What the Numbers Actually Show
Storage is not cheap. Enterprise solid-state cloud storage purchased through Egyptian public procurement contracts was running at roughly 0.08 to 0.12 US dollars per gigabyte per month as of early 2026, according to pricing structures circulated among Cairo-based IT procurement officers familiar with government tenders. A single ministry holding five terabytes of duplicate images — a conservative estimate for a mid-size agency — is effectively burning between 400 and 600 US dollars every month on files it does not need. Multiply that across 34 federal ministries and dozens of state-owned enterprises, and the annual redundancy cost climbs into figures that would fund meaningful public services.
The Egyptian Cabinet's Information and Decision Support Centre, based in the Smart Village technology park on the Alexandria Desert Road, has been piloting deduplication tools as part of its broader e-government modernisation drive. The National Telecom Regulatory Authority, headquartered in Nasr City, has separately flagged bandwidth inefficiency as a tier-one concern, noting that redundant file transfers inflate network load on the national backbone. Neither organisation has released public audit figures specific to image duplication, but the structural problem is well-documented in global data governance literature.
Tourism is a pointed example. Egypt's tourism sector, still rebuilding revenue streams after years of disruption, relies heavily on image libraries maintained by the Ministry of Tourism and Antiquities and distributed to hundreds of travel agencies clustered around Talaat Harb Street downtown and in the Mohandessin district. Industry surveys of digital asset management systems have found that tourism organisations globally keep an average of 3.2 copies of every promotional image across various internal drives, email archives, and content management platforms. For a sector handling tens of thousands of images of Luxor temples, Sharm el-Sheikh resorts, and Giza monuments, that ratio translates into enormous dead storage.

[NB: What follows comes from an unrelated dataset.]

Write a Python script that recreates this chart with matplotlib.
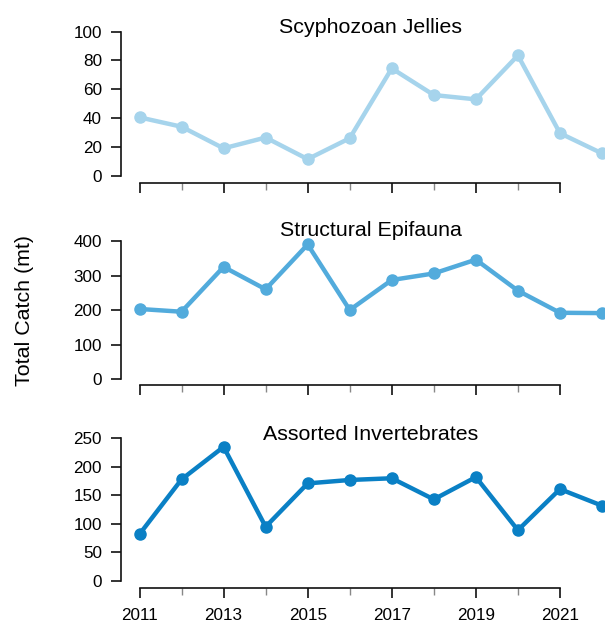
import matplotlib
matplotlib.use("Agg")
import matplotlib.pyplot as plt
import numpy as np

plt.rcParams['font.family'] = ['Liberation Sans', 'DejaVu Sans']

years = np.arange(2011, 2023)
jellies = [40.5, 34, 19, 26.5, 11.5, 26, 74.5, 56, 53, 83.5, 29.5, 15.5]
epifauna = [203, 195, 325, 260, 390, 200, 287, 306, 346, 256, 192, 191]
invert = [82, 178, 235, 95, 171, 177, 180, 143, 182, 89, 161, 132]

titles = ['Scyphozoan Jellies', 'Structural Epifauna', 'Assorted Invertebrates']
series = [jellies, epifauna, invert]
colors = ['#a6d4ec', '#52abdc', '#0a80c5']
yticks = [np.arange(0, 101, 20), np.arange(0, 401, 100), np.arange(0, 251, 50)]
ylims = [(-4.86, 104), (-17.4, 416), (-12.8, 260)]
# panel pixel boxes (top, bottom) and title baselines, from top of figure
boxes = [(25.9, 182.7), (235.5, 385.0), (432.6, 588.3)]
title_base = [32.7, 235.7, 439.7]

W, H = 605, 626
fig = plt.figure(figsize=(W / 100, H / 100), dpi=100)

xl, xr = 121.0, 620.5
for i in range(3):
    top, bot = boxes[i]
    ax = fig.add_axes([xl / W, 1 - bot / H, (xr - xl) / W, (bot - top) / H])
    ax.set_facecolor('none')
    ax.plot(years, series[i], color=colors[i], lw=3.2, marker='o', ms=8,
            mec=colors[i], mfc=colors[i], solid_joinstyle='round')
    ax.set_xlim(2010.56, 2022.44)
    ax.set_ylim(*ylims[i])
    for s in ['top', 'right']:
        ax.spines[s].set_visible(False)
    ax.spines['left'].set_bounds(yticks[i][0], yticks[i][-1])
    ax.spines['bottom'].set_bounds(2011, 2021)
    for s in ['left', 'bottom']:
        ax.spines[s].set_linewidth(1.2)
        ax.spines[s].set_color('#111111')
    ax.set_yticks(yticks[i])
    ax.set_xticks(np.arange(2011, 2022, 2))
    ax.set_xticks(np.arange(2012, 2021, 2), minor=True)
    ax.tick_params(axis='y', length=7.2, width=1.2, color='#111111',
                   labelsize=12.3, pad=6.5, labelcolor='#000000')
    ax.tick_params(axis='x', which='major', length=7.2, width=1.2,
                   color='#111111', labelsize=12.3, pad=7,
                   labelcolor='#000000', labelbottom=(i == 2))
    ax.tick_params(axis='x', which='minor', length=5, width=1.0,
                   color='#888888')
    fig.text(370.5 / W, 1 - title_base[i] / H, titles[i], ha='center',
             va='baseline', fontsize=15.4, color='#000000')

fig.text(25 / W, 1 - 310 / H, 'Total Catch (mt)', rotation=90, ha='center',
         va='center', fontsize=15.4, color='#000000')

fig.savefig('out.png', dpi=100)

Cleaning Up: Tools, Costs, and the Road Ahead
Deduplication software licensing for mid-size enterprise use currently ranges from roughly 2,000 to 15,000 US dollars annually depending on dataset size, according to market surveys of platforms commonly deployed across the Gulf and North Africa region. One-time audit and remediation projects for organisations holding between one and ten terabytes typically run four to eight weeks with a trained internal team. The payoff is generally fast: organisations that have completed structured deduplication programmes report storage cost reductions of 20 to 35 percent within the first billing cycle after completion.
For Cairo's public institutions, the practical next step is embedding deduplication checkpoints into existing procurement and migration workflows rather than treating it as a separate cleanup exercise. The government's Digital Egypt initiative, launched under the Ministry of Communications and Information Technology, already mandates data quality standards for citizen-facing portals. Extending those standards explicitly to image assets — with measurable targets and quarterly audits — would give agencies a concrete mechanism to stop the problem compounding further as more records go digital.
The mathematics are straightforward. Every duplicate image sitting on a government server in the New Administrative Capital costs money today and will cost more tomorrow as storage volumes grow. Getting the numbers down is not a technical challenge so much as an administrative one — and the data suggests the returns justify the effort many times over.